The country’s top carmaker, which had earmarked around Rs 4,500 crore in FY22, also believes that parent Suzuki Motor Corp’s investment in Gujarat would help in expanding its battery electric vehicles (BEV) range in the country.

“Capex of Rs 5,000 crore is something that we’ve committed for this fiscal on various projects, including, the new model launches etc,” MSI CFO Ajay Seth said in an analyst call.

The maker of Alto and Swift noted that it would manage the capex through internal accruals, he added.

Responding to a query on Suzuki’s plans to invest in Gujarat for local manufacturing of Battery Electric Vehicles (BEV) and BEV batteries, Seth said: “This investment will greatly support in localising the EV manufacturing and help the company to accelerate and expand its BEV product portfolio in India.”

The company is planning to introduce its first BEV by 2025.

In March, Suzuki Motor Corporation announced to invest around 150 billion yen (about Rs 10,445 crore) by 2026, for local manufacturing of Battery Electric Vehicles (BEV) and BEV batteries in Gujarat.

On a query regarding the ongoing semiconductor shortage and its impact on the company, Seth noted that the supply situation of electronic components continues to be unpredictable.

“It might have some impact on the production volumes for FY 2022-23 as well,” he added.

MSI currently has a backlog of over 3.2 lakh units due to production issues following acute shortage of chips.

“Generally chips will continue to be a challenge in this year also and of course we’ll try to maximise our numbers,” MSI Executive Director Corporate Affairs Rahul Bharti said.

On a query regarding hybrids, he noted that the technology is very powerful which can work in conjunction with EVs to help reduce carbon and oil import.

“They do about 30-40 per cent of the job of an EV and are many times more scalable. It would be an interesting option and we’ll be looking forward to such technologies in the future,” Bharti said.

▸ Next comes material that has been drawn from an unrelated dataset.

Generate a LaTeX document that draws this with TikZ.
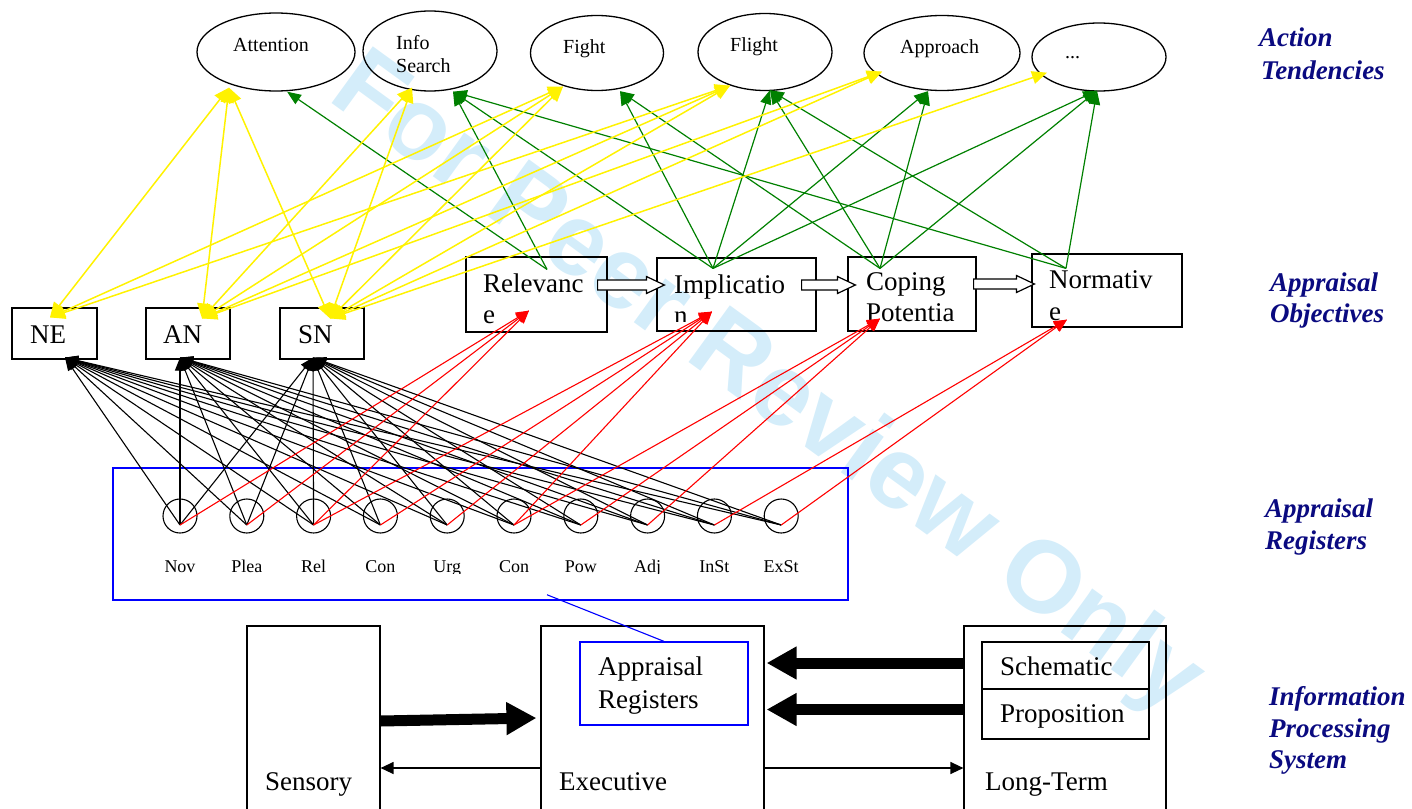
\documentclass[tikz,border=0pt]{standalone}
\usepackage{fontspec}
\setmainfont{Liberation Serif}
\newfontfamily\wmfont{Liberation Sans}
\usetikzlibrary{shapes.geometric,arrows.meta,calc}
\definecolor{greenc}{RGB}{0,128,0}
\definecolor{navyc}{RGB}{10,10,128}
\definecolor{wmc}{RGB}{212,237,250}
\newcommand\hollowar[2]{\draw[hollow] ($(#1)+(0,-5)$) -- ($(#2)+(-18,-5)$) -- ($(#2)+(-18,-8.5)$) -- (#2) -- ($(#2)+(-18,8.5)$) -- ($(#2)+(-18,5)$) -- ($(#1)+(0,5)$) -- cycle;}
\tikzset{
 ell/.style={draw, ellipse, line width=1.3pt, inner sep=0pt},
 obox/.style={draw, rectangle, line width=1.2pt, inner sep=0pt},
 reg/.style={draw, circle, line width=1.1pt, minimum size=34pt, inner sep=0pt},
 et/.style={font=\fontsize{20}{24}\selectfont, anchor=base west, inner sep=0pt},
 bt/.style={font=\fontsize{27}{31}\selectfont, anchor=base west, inner sep=0pt},
 rt/.style={font=\fontsize{18}{20}\selectfont, anchor=base, inner sep=0pt},
 side/.style={font=\fontsize{27}{32}\selectfont\bfseries\itshape, text=navyc, anchor=base west, inner sep=0pt},
 blk/.style={draw=black, line width=1.1pt, -{Triangle[length=13pt,width=10pt]}},
 redl/.style={draw=red, line width=1.1pt, -{Triangle[length=13pt,width=11pt]}},
 grn/.style={draw=greenc, line width=1.2pt, -{Triangle[length=14pt,width=11pt]}},
 yel/.style={draw=yellow, line width=1.5pt, {Triangle[length=15pt,width=13pt]}-{Triangle[length=15pt,width=13pt]}},
 thickar/.style={line width=11pt, -{Triangle[length=30pt,width=31pt]}},
 thinar/.style={line width=1.3pt, -{Triangle[length=13pt,width=12pt]}},
 hollow/.style={draw, fill=white, line width=1.2pt, line join=miter},
}
\begin{document}
\begin{tikzpicture}[x=1pt,y=-1pt]
\useasboundingbox (0,0) rectangle (1412,808);
% watermark
\begin{scope}
\clip (0,0) rectangle (1412,808);
\node[font=\wmfont\bfseries\fontsize{102}{102}\selectfont, text=wmc, rotate=-36, inner sep=0pt] (wm) at (766,386) {For Peer Review Only};
\end{scope}

% action tendencies
\node[ell, minimum width=158pt, minimum height=78pt] (att) at (276,52) {};
\node[ell, minimum width=134pt, minimum height=80pt] (info) at (430,51) {};
\node[ell, minimum width=133pt, minimum height=75pt] (fight) at (597,53) {};
\node[ell, minimum width=134pt, minimum height=77pt] (flight) at (765,52) {};
\node[ell, minimum width=156pt, minimum height=75pt] (appr) at (942,53) {};
\node[ell, minimum width=134pt, minimum height=68pt] (dots) at (1099,57) {};
\node[et] (attT) at (233,52) {Attention};
\node[et] (infoT1) at (396,49) {Info};
\node[et] (infoT2) at (396,73) {Search};
\node[et] (fightT) at (563,53) {Fight};
\node[et] (flightT) at (730,52) {Flight};
\node[et] (apprT) at (900,53) {Approach};
\node[et] (dotsT) at (1065,59) {...};

% appraisal objectives
\node[obox, minimum width=85pt, minimum height=51pt] (ne) at (54.5,333.5) {};
\node[obox, minimum width=84pt, minimum height=51pt] (an) at (188,333.5) {};
\node[obox, minimum width=84pt, minimum height=51pt] (sn) at (322,333.5) {};
\node[bt] (neT) at (30,343) {NE};
\node[bt] (anT) at (163,343) {AN};
\node[bt] (snT) at (298,343) {SN};
\node[obox, minimum width=141pt, minimum height=75pt] (rel) at (536.5,294.5) {};
\node[obox, minimum width=159pt, minimum height=73pt] (imp) at (736.5,294.5) {};
\node[obox, minimum width=128pt, minimum height=74pt] (cop) at (912,294) {};
\node[obox, minimum width=150pt, minimum height=73pt] (nor) at (1107,290.5) {};
\begin{scope}
\clip (466,257) rectangle (607,326);
\node[bt] (relT1) at (483,292) {Relevanc};
\node[bt] (relT2) at (483,323) {e};
\end{scope}
\begin{scope}
\clip (657,258) rectangle (816,321);
\node[bt] (impT1) at (674,293) {Implicatio};
\node[bt] (impT2) at (674,324) {n};
\end{scope}
\begin{scope}
\clip (848,257) rectangle (976,325);
\node[bt] (copT1) at (866,290) {Coping};
\node[bt] (copT2) at (866,321) {Potentia};
\end{scope}
\begin{scope}
\clip (1032,254) rectangle (1182,324);
\node[bt] (norT1) at (1049,288) {Normativ};
\node[bt] (norT2) at (1049,320) {e};
\end{scope}

% appraisal registers
\node[draw=blue, line width=1.5pt, minimum width=735pt, minimum height=132pt, inner sep=0pt] (regbox) at (480.5,534) {};
\foreach \k in {0,...,9} {
  \pgfmathtruncatemacro\j{\k+1}
  \node[reg] (r\j) at ({180+66.8*\k},516) {};
  \coordinate (p\j) at ({180+66.8*\k},525);
}
\begin{scope}
\clip (113,540) rectangle (848,573);
\foreach \lab [count=\k from 0] in {Nov,Plea,Rel,Con,Urg,Con,Pow,Adj,InSt,ExSt}
  \node[rt] (l\k) at ({180+66.8*\k},572) {\lab};
\end{scope}

% information processing system
\node[obox, minimum width=133pt, minimum height=204pt] (sens) at (313.5,728) {};
\node[obox, minimum width=223pt, minimum height=204pt] (exec) at (652.5,728) {};
\node[obox, minimum width=202pt, minimum height=204pt] (ltm) at (1065,728) {};
\node[draw=blue, line width=1.3pt, minimum width=168pt, minimum height=83pt, inner sep=0pt] (arin) at (664,683.5) {};
\node[obox, minimum width=167pt, minimum height=47pt] (schem) at (1065.5,665.5) {};
\node[obox, minimum width=167pt, minimum height=50pt] (prop) at (1065.5,714) {};
\node[bt] (sensT) at (265,790) {Sensory};
\node[bt] (execT) at (559,790) {Executive};
\node[bt] (ltmT) at (985,790) {Long-Term};
\node[bt] (arT1) at (598,675) {Appraisal};
\node[bt] (arT2) at (598,708) {Registers};
\node[bt] (schemT) at (1000,675) {Schematic};
\node[bt] (propT) at (1000,722) {Proposition};

% side labels
\node[side] (s1a) at (1259,47) {Action};
\node[side] (s1b) at (1261,79) {Tendencies};
\node[side] (s2a) at (1270,291) {Appraisal};
\node[side] (s2b) at (1270,322) {Objectives};
\node[side] (s3a) at (1265,517) {Appraisal};
\node[side] (s3b) at (1265,549) {Registers};
\node[side] (s4a) at (1269,705) {Information};
\node[side] (s4b) at (1269,737) {Processing};
\node[side] (s4c) at (1269,768) {System};

% connector end points
\coordinate (neB) at ($(ne.south)+(10.5,-2)$);
\coordinate (anB) at ($(an.south)+(-8,-2)$);
\coordinate (snB) at ($(sn.south)+(-9,-2)$);
\coordinate (relR) at ($(rel.south)+(-7.5,-22)$);
\coordinate (impR) at ($(imp.south)+(-24.5,-20)$);
\coordinate (copR) at ($(cop.south)+(-32,-13)$);
\coordinate (norR) at ($(nor.south)+(-40,-8)$);
\coordinate (relG) at ($(rel.north)+(10.5,13)$);
\coordinate (impG) at ($(imp.north)+(-23.5,11)$);
\coordinate (copG) at ($(cop.north)+(-32,12)$);
\coordinate (norG) at ($(nor.north)+(-41,15)$);
\coordinate (attG) at ($(att.south)+(11,0)$);
\coordinate (infoG) at ($(info.south)+(23,0)$);
\coordinate (fightG) at ($(fight.south)+(23,0)$);
\coordinate (flightG) at ($(flight.south)+(5,-1)$);
\coordinate (apprG) at ($(appr.south)+(-14,0)$);
\coordinate (dotsG) at ($(dots.south)+(-2,-1)$);
\coordinate (neY) at ($(ne.north)+(-4.5,10)$);
\coordinate (anY) at ($(an.north)+(14,11)$);
\coordinate (snY) at ($(sn.north)+(8,11)$);
\coordinate (attY) at ($(att.south)+(-47,-4)$);
\coordinate (infoY) at ($(info.south)+(-18,-4)$);
\coordinate (fightY) at ($(fight.south)+(-34,-4.5)$);
\coordinate (flightY) at ($(flight.south)+(-35,-5.5)$);
\coordinate (apprY) at ($(appr.south)+(-60,-19.5)$);
\coordinate (dotsY) at ($(dots.south)+(-52,-19)$);

% registers -> NE/AN/SN
\foreach \i in {1,...,10} {
  \foreach \t in {neB,anB,snB} \draw[blk] (p\i) -- (\t);
}
% registers -> appraisal objectives
\foreach \s/\t in {1/relR,2/relR,3/relR,3/impR,4/impR,5/impR,6/impR,6/copR,7/copR,8/copR,9/norR,10/norR}
  \draw[redl] (p\s) -- (\t);
% objectives -> tendencies
\foreach \s/\t in {relG/attG,relG/infoG,impG/infoG,impG/fightG,impG/flightG,impG/apprG,impG/dotsG,copG/fightG,copG/flightG,copG/apprG,copG/dotsG,norG/infoG,norG/flightG,norG/dotsG}
  \draw[grn] (\s) -- (\t);
% NE/AN/SN <-> tendencies
\foreach \a/\b in {neY/attY,neY/fightY,neY/flightY,anY/attY,anY/infoY,anY/fightY,anY/flightY,anY/apprY,snY/attY,snY/infoY,snY/fightY,snY/flightY,snY/apprY,snY/dotsY}
  \draw[yel] (\a) -- (\b);

% hollow arrows between objectives
\coordinate (h1s) at ($(rel.east)+(-10,-9.5)$);
\coordinate (h1t) at ($(imp.west)+(8,-9.5)$);
\coordinate (h2s) at ($(imp.east)+(-15,-9.5)$);
\coordinate (h2t) at ($(cop.west)+(8,-9)$);
\coordinate (h3s) at ($(cop.east)+(-3,-10)$);
\coordinate (h3t) at ($(nor.west)+(3,-6.5)$);
\hollowar{h1s}{h1t}
\hollowar{h2s}{h2t}
\hollowar{h3s}{h3t}

% bottom arrows
\draw[thickar] ($(sens.east)+(0,-7)$) -- ($(exec.west)+(-4,-10)$);
\draw[thickar] ($(ltm.west)+(0,-65)$) -- ($(exec.east)+(2,-65)$);
\draw[thickar] ($(ltm.west)+(0,-18.5)$) -- ($(exec.east)+(2,-18.5)$);
\draw[thinar] ($(exec.west)+(0,40)$) -- ($(sens.east)+(0,40)$);
\draw[thinar] ($(exec.east)+(0,40)$) -- ($(ltm.west)+(0,40)$);

% link from register box to executive's register
\coordinate (bls) at ($(regbox.south)+(66.5,-6)$);
\draw[blue, line width=1.1pt] (bls) -- (arin.north);
\end{tikzpicture}
\end{document}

He noted that the company would like to regain over 50 per cent market share in the domestic passenger vehicle segment.

“Of course, as a market leader our target will be to be at 50 per cent market share or more. There are a number of factors responsible for this, one the semiconductor shortage, with the three lakh pending orders if we service that then the numbers and market share would be much higher,” Bharti stated.

He noted that the company’s market share in the non-SUV segment is over 65 per cent.

“In every segment other than SUV our market share has gone up. Whenever we launch SUVs, of course, the market share has to improve,” Bharti said.

The company plans to launch multiple products to consolidate its position in the fast-growing SUV segment.